11. To Realize the Goals and Objectives of Revamping the Website
A site redesign isn’t merely a revamp of the overall look of your website. It should make the entire site better by enhancing the design, the content, the flow, the functionality, and the sales.
Your website re-design should help your business make more money, right!?
When you base your redesign on a well thought out sitemap, you stand to reap the following benefits and enjoy great returns on your investment.
- The website redesign process goes smoother and faster
- The website looks good and offers a fantastic user experience
- The search engine ranking and traffic is maintained or improved
- The new site comes with a higher conversion rate and increased sales
That’s A Wrap!
Researching and planning effectively is the only surefire way to ensure a site redesign goes smoothly and achieves the desired goals. A sitemap is the foundation for a good website design. It’s essential to the successful planning and implementation of a site redesign.

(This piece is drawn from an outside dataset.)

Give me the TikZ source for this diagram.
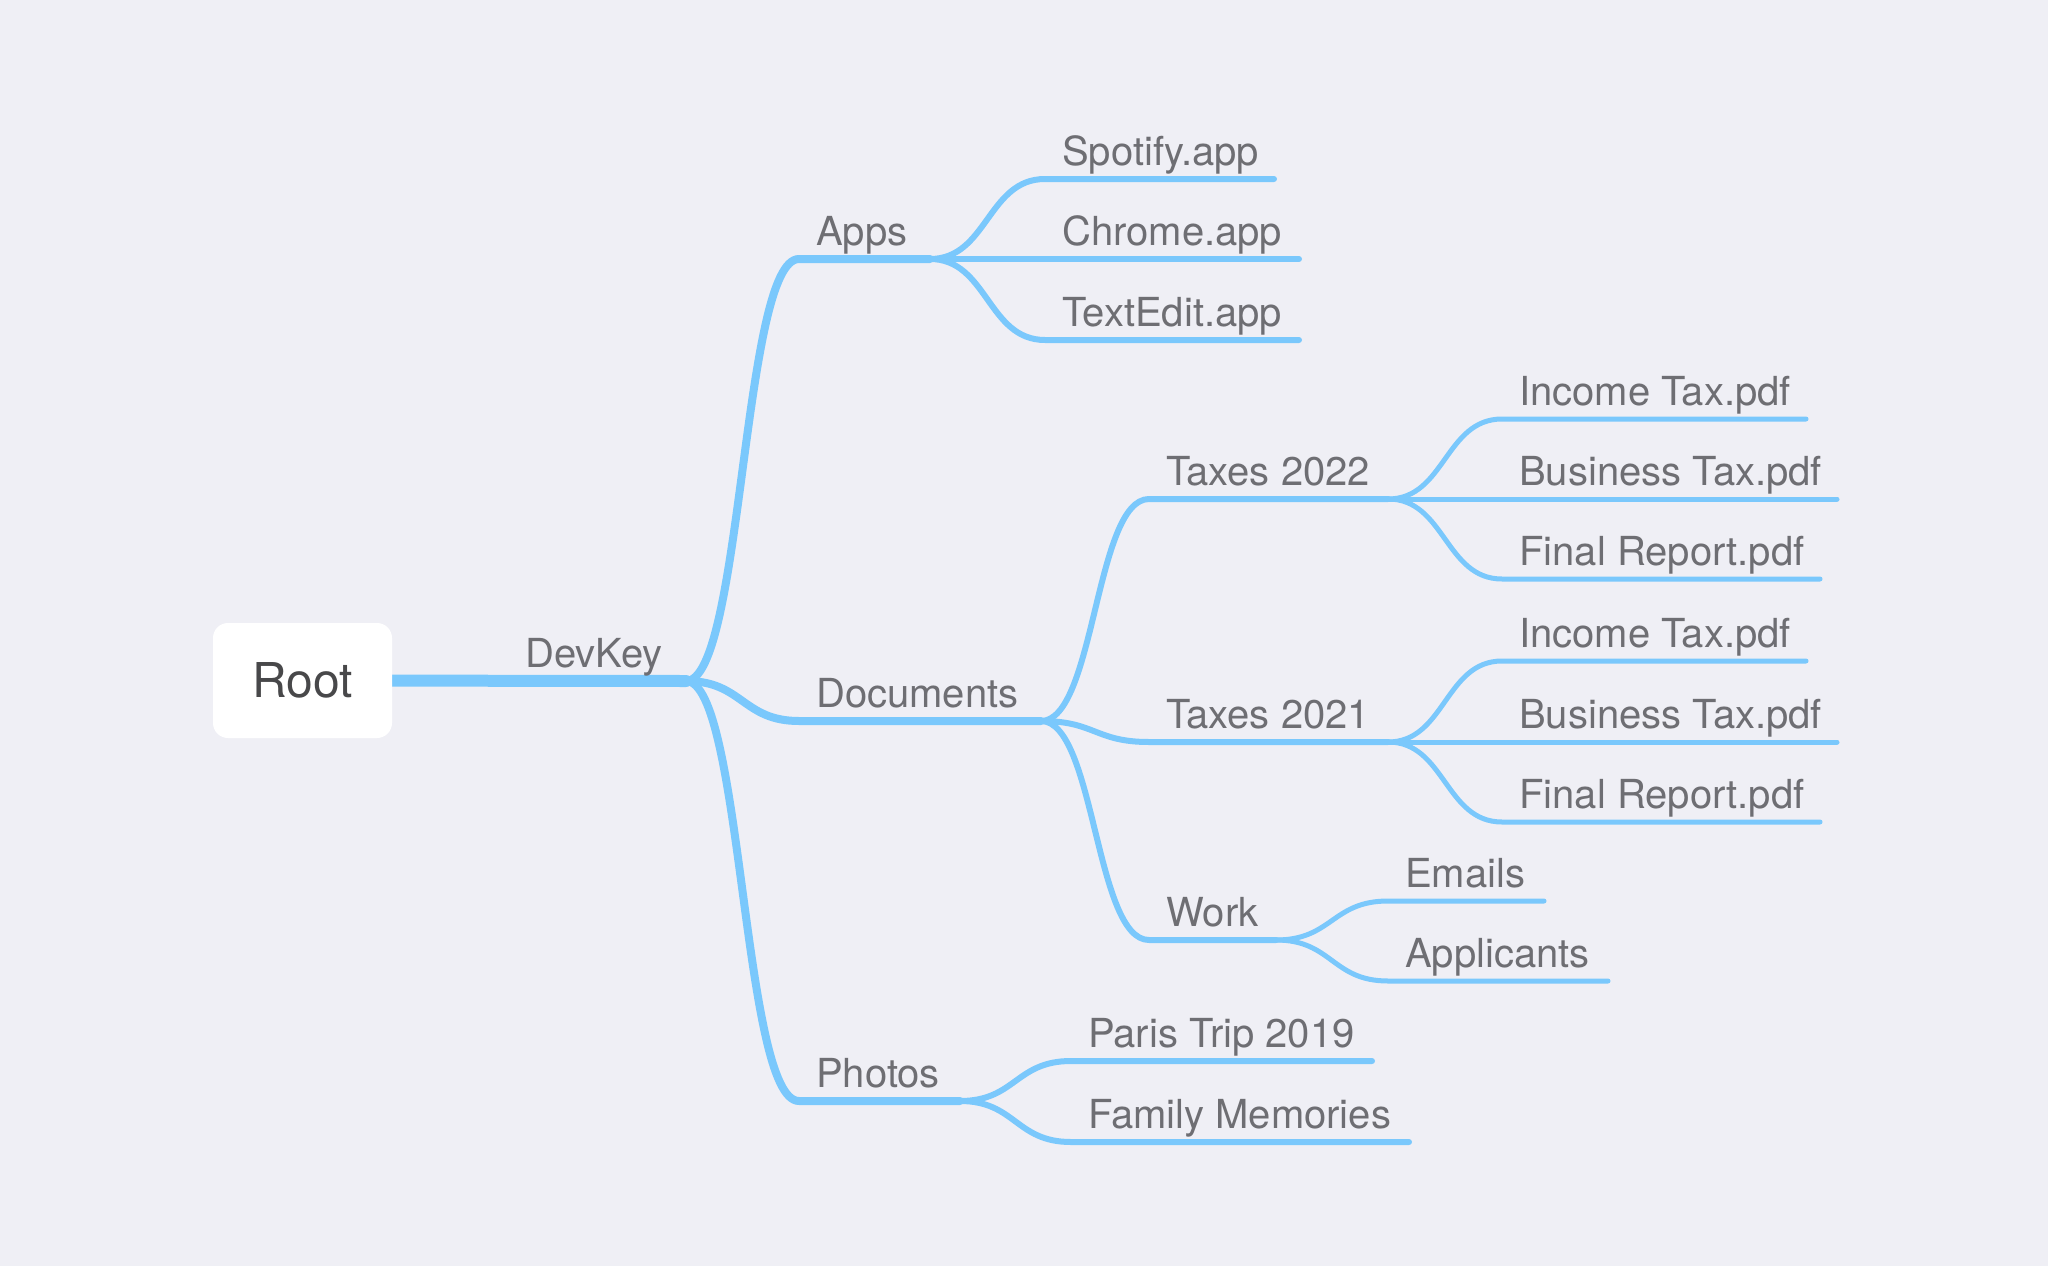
\documentclass[tikz,border=0pt]{standalone}
\usepackage{fontspec}
\setmainfont{TeX Gyre Heros}
\usetikzlibrary{calc}
\definecolor{bgc}{RGB}{239,239,245}
\definecolor{linec}{RGB}{122,200,252}
\definecolor{textc}{RGB}{110,110,115}
\definecolor{roottextc}{RGB}{72,72,74}
\tikzset{
  conn/.style={draw=linec, line cap=round, line join=round},
  lbl/.style={anchor=base west, inner sep=0pt, text=textc, font=\fontsize{40}{42}\selectfont},
  rootbox/.style={fill=white, rounded corners=15pt, minimum width=179pt, minimum height=115pt, inner sep=0pt, text=roottextc, font=\fontsize{48}{50}\selectfont},
}
\newcommand\mmbranch[3]{\draw[conn, line width=#3] let \p1=(#1), \p2=(#2-s) in (#1) .. controls ({(\x1+\x2)/2},\y1) and ({(\x1+\x2)/2},\y2) .. (#2-s) -- (#2-e);}
\newcommand\mmlabel[2]{\node[lbl] (#1) at ([xshift=17pt,yshift=14pt]#1-s) {#2};}
\begin{document}
\begin{tikzpicture}[x=1pt,y=-1pt]
\useasboundingbox[fill=bgc] (0,0) rectangle (2048,1266);
% coordinates
\coordinate (devkey-e) at (686,681);
\coordinate (apps-s) at (799,259); \coordinate (apps-e) at (930,259);
\coordinate (docs-s) at (799,721); \coordinate (docs-e) at (1041,721);
\coordinate (photos-s) at (799,1101); \coordinate (photos-e) at (960,1101);
\coordinate (spotify-s) at (1045,179); \coordinate (spotify-e) at (1274,179);
\coordinate (chrome-s) at (1045,259); \coordinate (chrome-e) at (1299,259);
\coordinate (textedit-s) at (1045,340); \coordinate (textedit-e) at (1299,340);
\coordinate (tax22-s) at (1149,499); \coordinate (tax22-e) at (1388,499);
\coordinate (tax21-s) at (1149,742); \coordinate (tax21-e) at (1388,742);
\coordinate (work-s) at (1149,940); \coordinate (work-e) at (1276,940);
\coordinate (paris-s) at (1071,1061); \coordinate (paris-e) at (1372,1061);
\coordinate (family-s) at (1071,1142); \coordinate (family-e) at (1409,1142);
\coordinate (inc22-s) at (1502,419); \coordinate (inc22-e) at (1806,419);
\coordinate (bus22-s) at (1502,499); \coordinate (bus22-e) at (1837,499);
\coordinate (fin22-s) at (1502,579); \coordinate (fin22-e) at (1820,579);
\coordinate (inc21-s) at (1502,661); \coordinate (inc21-e) at (1806,661);
\coordinate (bus21-s) at (1502,742); \coordinate (bus21-e) at (1837,742);
\coordinate (fin21-s) at (1502,822); \coordinate (fin21-e) at (1820,822);
\coordinate (emails-s) at (1388,901); \coordinate (emails-e) at (1544,901);
\coordinate (applicants-s) at (1388,981); \coordinate (applicants-e) at (1608,981);
% root connector
\coordinate (root-c) at (302.5,680.5);
\draw[conn, line width=12pt] (root-c) -- (devkey-e);
\node[rootbox] (root) at (root-c) {Root};
\node[lbl] (devkey) at (525,667) {DevKey};
% level 1
\mmbranch{devkey-e}{apps}{8pt}
\mmbranch{devkey-e}{docs}{8pt}
\mmbranch{devkey-e}{photos}{8pt}
% level 2
\mmbranch{apps-e}{spotify}{6pt}
\mmbranch{apps-e}{chrome}{6pt}
\mmbranch{apps-e}{textedit}{6pt}
\mmbranch{docs-e}{tax22}{6pt}
\mmbranch{docs-e}{tax21}{6pt}
\mmbranch{docs-e}{work}{6pt}
\mmbranch{photos-e}{paris}{6pt}
\mmbranch{photos-e}{family}{6pt}
% level 3
\mmbranch{tax22-e}{inc22}{5pt}
\mmbranch{tax22-e}{bus22}{5pt}
\mmbranch{tax22-e}{fin22}{5pt}
\mmbranch{tax21-e}{inc21}{5pt}
\mmbranch{tax21-e}{bus21}{5pt}
\mmbranch{tax21-e}{fin21}{5pt}
\mmbranch{work-e}{emails}{5pt}
\mmbranch{work-e}{applicants}{5pt}
% labels
\mmlabel{apps}{Apps}
\mmlabel{docs}{Documents}
\mmlabel{photos}{Photos}
\mmlabel{spotify}{Spotify.app}
\mmlabel{chrome}{Chrome.app}
\mmlabel{textedit}{TextEdit.app}
\mmlabel{tax22}{Taxes 2022}
\mmlabel{tax21}{Taxes 2021}
\mmlabel{work}{Work}
\mmlabel{paris}{Paris Trip 2019}
\mmlabel{family}{Family Memories}
\mmlabel{inc22}{Income Tax.pdf}
\mmlabel{bus22}{Business Tax.pdf}
\mmlabel{fin22}{Final Report.pdf}
\mmlabel{inc21}{Income Tax.pdf}
\mmlabel{bus21}{Business Tax.pdf}
\mmlabel{fin21}{Final Report.pdf}
\mmlabel{emails}{Emails}
\mmlabel{applicants}{Applicants}
\end{tikzpicture}
\end{document}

However, the importance of a sitemap during a website redesign can be greatly underestimated. Redesigning a website without a sitemap is like remodeling a house without a plan. Without a sitemap, the project can turn into a disaster and the new site might end up worse than the old one. What good is an attractive website that is disconnected and complicated to use, poorly optimized for search engine rankings, and poor in converting leads info customers!
Taking the time to prepare a sitemap can help you build a well-organized and intuitive website that both users and search engines will love.